:: DATA SUPPLIED ::

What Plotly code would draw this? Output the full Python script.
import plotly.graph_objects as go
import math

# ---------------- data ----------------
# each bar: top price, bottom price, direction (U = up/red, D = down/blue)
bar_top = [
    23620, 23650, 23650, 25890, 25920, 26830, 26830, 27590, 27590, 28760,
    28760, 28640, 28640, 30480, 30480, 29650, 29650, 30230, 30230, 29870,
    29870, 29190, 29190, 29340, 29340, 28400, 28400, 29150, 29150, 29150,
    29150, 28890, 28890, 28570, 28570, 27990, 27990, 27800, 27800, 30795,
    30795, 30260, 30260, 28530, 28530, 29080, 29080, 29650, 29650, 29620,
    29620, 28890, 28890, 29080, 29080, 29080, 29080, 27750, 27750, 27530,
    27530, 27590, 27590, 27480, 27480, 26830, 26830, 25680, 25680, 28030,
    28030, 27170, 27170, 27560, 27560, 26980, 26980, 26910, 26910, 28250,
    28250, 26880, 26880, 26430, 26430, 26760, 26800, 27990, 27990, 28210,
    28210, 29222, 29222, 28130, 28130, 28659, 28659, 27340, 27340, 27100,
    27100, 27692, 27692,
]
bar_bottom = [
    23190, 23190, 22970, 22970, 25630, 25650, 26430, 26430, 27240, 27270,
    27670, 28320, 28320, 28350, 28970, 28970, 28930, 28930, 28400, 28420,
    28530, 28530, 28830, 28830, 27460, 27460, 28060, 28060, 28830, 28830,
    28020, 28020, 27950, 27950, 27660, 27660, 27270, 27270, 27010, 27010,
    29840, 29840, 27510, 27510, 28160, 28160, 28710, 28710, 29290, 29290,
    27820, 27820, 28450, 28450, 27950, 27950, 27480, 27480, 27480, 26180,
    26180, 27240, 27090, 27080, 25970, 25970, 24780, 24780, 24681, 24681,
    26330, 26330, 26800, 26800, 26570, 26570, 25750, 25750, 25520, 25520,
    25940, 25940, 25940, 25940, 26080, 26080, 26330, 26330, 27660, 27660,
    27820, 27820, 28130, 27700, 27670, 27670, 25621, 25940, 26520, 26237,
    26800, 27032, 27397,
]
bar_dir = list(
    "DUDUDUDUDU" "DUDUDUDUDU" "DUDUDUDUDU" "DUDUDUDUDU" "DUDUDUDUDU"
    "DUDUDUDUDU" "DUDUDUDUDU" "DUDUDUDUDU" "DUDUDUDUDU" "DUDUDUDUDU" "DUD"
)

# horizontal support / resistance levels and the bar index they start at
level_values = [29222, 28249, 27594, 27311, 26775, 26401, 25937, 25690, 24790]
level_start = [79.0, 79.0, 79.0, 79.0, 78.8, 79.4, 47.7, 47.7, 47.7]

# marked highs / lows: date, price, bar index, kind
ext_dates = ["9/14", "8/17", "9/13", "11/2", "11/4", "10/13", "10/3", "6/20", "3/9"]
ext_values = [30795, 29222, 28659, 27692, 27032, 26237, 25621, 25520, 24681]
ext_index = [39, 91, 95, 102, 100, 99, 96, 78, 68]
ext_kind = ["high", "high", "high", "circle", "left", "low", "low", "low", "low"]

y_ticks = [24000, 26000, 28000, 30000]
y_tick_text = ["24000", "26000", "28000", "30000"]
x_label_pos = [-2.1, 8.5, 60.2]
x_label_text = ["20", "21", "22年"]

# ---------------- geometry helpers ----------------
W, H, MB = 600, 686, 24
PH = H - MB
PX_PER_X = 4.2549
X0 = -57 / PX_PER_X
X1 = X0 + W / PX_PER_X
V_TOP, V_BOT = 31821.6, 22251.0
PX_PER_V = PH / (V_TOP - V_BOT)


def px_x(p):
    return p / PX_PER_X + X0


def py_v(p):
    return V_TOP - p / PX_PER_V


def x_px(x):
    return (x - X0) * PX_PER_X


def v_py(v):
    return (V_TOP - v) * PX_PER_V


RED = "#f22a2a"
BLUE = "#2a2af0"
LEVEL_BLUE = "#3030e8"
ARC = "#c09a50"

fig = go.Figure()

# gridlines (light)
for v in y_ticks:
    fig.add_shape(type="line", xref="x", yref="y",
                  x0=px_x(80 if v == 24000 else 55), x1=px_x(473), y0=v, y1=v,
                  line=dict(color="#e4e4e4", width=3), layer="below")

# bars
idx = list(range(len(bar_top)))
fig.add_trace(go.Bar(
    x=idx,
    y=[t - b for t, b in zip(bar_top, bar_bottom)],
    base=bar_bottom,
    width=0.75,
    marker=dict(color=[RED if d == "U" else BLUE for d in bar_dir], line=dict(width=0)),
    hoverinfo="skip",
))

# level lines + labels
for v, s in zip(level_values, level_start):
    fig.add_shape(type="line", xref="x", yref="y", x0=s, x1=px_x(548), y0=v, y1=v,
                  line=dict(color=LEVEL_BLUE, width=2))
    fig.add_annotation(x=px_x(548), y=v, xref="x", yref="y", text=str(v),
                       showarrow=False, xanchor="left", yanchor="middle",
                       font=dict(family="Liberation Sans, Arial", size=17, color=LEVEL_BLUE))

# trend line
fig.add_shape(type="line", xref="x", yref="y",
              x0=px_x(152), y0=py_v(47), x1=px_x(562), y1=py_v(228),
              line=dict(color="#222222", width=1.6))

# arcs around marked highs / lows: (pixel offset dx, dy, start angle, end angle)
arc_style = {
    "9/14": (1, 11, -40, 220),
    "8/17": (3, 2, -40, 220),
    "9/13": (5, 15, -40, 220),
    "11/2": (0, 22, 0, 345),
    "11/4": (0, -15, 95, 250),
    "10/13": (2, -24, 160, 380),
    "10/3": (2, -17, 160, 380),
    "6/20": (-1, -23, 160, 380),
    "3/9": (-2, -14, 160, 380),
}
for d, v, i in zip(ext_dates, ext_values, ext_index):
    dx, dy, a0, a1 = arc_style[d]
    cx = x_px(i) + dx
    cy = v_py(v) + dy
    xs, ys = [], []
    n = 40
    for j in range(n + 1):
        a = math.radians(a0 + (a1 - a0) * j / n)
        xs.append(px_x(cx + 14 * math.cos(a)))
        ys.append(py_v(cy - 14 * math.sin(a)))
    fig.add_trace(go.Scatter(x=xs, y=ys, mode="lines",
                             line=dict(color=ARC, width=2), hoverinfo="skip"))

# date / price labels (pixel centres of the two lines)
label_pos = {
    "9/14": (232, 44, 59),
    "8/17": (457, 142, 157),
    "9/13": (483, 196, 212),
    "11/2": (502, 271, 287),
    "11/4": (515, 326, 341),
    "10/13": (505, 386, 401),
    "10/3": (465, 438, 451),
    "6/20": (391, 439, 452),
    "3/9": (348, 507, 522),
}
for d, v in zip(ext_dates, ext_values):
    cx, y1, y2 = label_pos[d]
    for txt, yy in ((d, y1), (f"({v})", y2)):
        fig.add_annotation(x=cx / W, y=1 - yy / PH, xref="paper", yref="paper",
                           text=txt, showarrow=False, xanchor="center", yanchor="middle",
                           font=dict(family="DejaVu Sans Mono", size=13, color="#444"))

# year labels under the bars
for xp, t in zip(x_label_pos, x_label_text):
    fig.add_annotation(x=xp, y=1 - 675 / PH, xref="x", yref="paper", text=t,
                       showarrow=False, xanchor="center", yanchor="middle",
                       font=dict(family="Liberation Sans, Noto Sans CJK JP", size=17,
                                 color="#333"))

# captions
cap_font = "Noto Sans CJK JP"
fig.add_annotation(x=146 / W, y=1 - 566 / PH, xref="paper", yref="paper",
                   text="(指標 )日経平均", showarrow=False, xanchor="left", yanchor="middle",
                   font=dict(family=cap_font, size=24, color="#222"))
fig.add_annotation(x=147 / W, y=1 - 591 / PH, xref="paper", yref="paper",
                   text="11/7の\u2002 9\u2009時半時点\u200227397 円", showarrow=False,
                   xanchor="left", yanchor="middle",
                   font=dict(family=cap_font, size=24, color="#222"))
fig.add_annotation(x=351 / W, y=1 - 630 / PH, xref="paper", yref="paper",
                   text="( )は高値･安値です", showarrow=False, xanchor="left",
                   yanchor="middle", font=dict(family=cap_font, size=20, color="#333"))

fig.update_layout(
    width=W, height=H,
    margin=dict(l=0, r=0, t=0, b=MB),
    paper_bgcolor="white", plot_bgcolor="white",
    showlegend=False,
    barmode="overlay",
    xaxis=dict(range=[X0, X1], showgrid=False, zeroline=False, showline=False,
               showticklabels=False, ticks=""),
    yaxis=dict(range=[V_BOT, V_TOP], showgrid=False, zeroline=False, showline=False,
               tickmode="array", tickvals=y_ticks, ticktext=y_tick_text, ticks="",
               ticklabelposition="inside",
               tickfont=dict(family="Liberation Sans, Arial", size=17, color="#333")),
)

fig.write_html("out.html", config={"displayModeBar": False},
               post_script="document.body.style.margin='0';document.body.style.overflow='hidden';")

:::
:: DATA SUPPLIED ::

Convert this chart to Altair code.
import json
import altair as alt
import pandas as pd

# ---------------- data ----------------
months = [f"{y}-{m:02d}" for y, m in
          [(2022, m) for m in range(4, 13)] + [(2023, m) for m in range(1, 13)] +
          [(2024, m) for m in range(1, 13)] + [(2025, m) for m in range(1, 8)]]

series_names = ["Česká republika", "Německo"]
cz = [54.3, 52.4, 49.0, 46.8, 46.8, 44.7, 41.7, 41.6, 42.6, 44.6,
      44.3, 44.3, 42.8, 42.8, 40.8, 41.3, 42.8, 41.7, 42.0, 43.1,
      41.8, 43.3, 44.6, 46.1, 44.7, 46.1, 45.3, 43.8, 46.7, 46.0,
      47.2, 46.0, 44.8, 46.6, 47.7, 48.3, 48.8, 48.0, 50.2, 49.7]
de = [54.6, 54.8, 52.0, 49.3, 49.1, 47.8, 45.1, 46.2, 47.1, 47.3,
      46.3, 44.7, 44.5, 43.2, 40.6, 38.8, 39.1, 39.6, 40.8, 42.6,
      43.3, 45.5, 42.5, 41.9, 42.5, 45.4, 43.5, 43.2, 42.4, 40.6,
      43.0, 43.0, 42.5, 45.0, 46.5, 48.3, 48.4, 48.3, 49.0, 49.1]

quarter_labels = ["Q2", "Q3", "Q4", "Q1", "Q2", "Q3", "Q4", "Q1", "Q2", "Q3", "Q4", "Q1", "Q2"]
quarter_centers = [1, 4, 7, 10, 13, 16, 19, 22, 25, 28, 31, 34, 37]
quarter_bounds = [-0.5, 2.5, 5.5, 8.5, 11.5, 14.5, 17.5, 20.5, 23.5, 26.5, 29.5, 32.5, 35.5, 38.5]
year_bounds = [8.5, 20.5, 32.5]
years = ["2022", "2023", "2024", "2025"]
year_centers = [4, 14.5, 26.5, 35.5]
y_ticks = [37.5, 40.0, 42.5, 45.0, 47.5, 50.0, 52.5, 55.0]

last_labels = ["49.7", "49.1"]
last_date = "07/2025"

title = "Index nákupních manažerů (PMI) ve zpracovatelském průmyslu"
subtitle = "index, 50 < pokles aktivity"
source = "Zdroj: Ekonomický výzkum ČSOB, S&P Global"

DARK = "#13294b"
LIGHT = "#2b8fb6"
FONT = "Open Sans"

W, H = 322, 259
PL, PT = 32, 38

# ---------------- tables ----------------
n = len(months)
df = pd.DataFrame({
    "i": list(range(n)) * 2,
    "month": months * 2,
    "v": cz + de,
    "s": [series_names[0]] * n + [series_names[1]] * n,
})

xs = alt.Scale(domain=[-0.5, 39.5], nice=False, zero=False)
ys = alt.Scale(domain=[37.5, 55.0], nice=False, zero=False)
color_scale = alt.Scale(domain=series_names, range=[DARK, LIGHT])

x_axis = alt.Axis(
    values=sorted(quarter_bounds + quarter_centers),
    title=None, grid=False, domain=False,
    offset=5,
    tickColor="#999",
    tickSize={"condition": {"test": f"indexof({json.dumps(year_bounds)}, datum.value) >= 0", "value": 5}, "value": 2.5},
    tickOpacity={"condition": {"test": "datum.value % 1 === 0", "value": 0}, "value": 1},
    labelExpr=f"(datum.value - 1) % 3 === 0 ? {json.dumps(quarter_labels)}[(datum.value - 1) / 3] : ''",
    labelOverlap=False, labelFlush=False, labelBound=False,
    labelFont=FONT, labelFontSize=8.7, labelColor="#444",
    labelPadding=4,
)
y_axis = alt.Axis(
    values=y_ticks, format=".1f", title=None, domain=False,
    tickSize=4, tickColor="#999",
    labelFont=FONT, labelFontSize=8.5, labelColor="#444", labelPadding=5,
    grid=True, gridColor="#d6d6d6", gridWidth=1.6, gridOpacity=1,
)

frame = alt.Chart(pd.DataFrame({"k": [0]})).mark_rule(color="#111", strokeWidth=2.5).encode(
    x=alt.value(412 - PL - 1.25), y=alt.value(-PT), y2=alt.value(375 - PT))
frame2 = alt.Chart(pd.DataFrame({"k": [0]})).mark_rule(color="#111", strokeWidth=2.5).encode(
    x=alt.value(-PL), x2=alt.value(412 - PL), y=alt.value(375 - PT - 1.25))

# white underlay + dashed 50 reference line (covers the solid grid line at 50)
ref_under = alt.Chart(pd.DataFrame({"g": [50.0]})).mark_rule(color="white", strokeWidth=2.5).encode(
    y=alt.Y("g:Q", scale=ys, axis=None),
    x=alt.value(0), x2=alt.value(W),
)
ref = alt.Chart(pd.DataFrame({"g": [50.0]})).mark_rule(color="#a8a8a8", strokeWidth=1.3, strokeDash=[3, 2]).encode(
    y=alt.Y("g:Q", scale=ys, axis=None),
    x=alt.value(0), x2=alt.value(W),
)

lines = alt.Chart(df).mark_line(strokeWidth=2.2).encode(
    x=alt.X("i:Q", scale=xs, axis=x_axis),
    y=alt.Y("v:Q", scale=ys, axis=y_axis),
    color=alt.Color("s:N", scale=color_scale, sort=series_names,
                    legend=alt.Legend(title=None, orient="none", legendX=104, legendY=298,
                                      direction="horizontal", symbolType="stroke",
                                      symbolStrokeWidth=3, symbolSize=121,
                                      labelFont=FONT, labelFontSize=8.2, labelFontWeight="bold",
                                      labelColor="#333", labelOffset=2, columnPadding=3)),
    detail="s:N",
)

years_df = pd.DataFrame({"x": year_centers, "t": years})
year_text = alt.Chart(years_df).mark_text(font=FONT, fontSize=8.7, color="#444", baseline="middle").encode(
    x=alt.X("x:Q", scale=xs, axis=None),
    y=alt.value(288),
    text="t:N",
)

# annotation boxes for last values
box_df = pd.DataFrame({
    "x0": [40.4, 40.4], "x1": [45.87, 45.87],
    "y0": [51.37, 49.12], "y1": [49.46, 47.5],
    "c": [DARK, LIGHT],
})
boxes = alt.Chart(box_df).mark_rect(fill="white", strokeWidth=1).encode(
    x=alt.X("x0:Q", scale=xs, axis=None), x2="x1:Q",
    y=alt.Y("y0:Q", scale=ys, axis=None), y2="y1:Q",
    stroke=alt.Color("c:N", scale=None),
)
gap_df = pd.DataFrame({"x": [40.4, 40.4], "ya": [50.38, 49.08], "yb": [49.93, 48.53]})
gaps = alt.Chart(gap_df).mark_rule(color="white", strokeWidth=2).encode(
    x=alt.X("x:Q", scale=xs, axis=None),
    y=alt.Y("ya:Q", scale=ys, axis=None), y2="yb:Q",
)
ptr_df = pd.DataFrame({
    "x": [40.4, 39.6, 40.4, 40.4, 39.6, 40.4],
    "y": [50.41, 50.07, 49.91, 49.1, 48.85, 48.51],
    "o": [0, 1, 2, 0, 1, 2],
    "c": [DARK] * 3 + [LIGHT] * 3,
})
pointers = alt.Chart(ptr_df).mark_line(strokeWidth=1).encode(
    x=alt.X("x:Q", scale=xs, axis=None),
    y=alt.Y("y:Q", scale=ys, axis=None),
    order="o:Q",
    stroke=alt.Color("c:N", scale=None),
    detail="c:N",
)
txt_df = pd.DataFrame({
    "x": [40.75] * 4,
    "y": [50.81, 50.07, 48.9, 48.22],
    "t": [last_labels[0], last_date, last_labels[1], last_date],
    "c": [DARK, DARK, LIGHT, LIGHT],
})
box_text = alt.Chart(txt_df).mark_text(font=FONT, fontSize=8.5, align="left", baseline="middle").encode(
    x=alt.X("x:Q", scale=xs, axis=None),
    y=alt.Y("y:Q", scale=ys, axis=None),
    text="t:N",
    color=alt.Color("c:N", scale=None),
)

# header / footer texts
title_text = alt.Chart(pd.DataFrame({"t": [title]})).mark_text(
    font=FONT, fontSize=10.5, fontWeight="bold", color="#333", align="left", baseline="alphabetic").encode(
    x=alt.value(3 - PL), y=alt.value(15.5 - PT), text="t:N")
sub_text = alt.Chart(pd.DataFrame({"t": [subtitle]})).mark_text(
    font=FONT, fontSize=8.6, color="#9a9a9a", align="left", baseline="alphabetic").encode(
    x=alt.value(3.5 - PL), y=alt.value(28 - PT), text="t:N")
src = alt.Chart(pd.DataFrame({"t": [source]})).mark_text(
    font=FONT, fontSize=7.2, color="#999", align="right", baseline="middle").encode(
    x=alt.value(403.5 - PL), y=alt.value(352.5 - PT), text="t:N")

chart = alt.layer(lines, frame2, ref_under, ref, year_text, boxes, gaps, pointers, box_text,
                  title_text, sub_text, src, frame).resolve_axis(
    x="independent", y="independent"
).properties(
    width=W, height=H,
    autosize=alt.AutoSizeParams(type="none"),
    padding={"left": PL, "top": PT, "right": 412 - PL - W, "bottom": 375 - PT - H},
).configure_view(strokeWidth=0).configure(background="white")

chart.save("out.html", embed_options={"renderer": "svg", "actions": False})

:::

Print exactly the lines above from the one with "Convert this chart to Altair code." to the one with "43.0, 43.0, 42.5, 45.0, 46.5, 48.3, 48.4, 48.3, 49.0, 49.1]", including both.

Convert this chart to Altair code.
import json
import altair as alt
import pandas as pd

# ---------------- data ----------------
months = [f"{y}-{m:02d}" for y, m in
          [(2022, m) for m in range(4, 13)] + [(2023, m) for m in range(1, 13)] +
          [(2024, m) for m in range(1, 13)] + [(2025, m) for m in range(1, 8)]]

series_names = ["Česká republika", "Německo"]
cz = [54.3, 52.4, 49.0, 46.8, 46.8, 44.7, 41.7, 41.6, 42.6, 44.6,
      44.3, 44.3, 42.8, 42.8, 40.8, 41.3, 42.8, 41.7, 42.0, 43.1,
      41.8, 43.3, 44.6, 46.1, 44.7, 46.1, 45.3, 43.8, 46.7, 46.0,
      47.2, 46.0, 44.8, 46.6, 47.7, 48.3, 48.8, 48.0, 50.2, 49.7]
de = [54.6, 54.8, 52.0, 49.3, 49.1, 47.8, 45.1, 46.2, 47.1, 47.3,
      46.3, 44.7, 44.5, 43.2, 40.6, 38.8, 39.1, 39.6, 40.8, 42.6,
      43.3, 45.5, 42.5, 41.9, 42.5, 45.4, 43.5, 43.2, 42.4, 40.6,
      43.0, 43.0, 42.5, 45.0, 46.5, 48.3, 48.4, 48.3, 49.0, 49.1]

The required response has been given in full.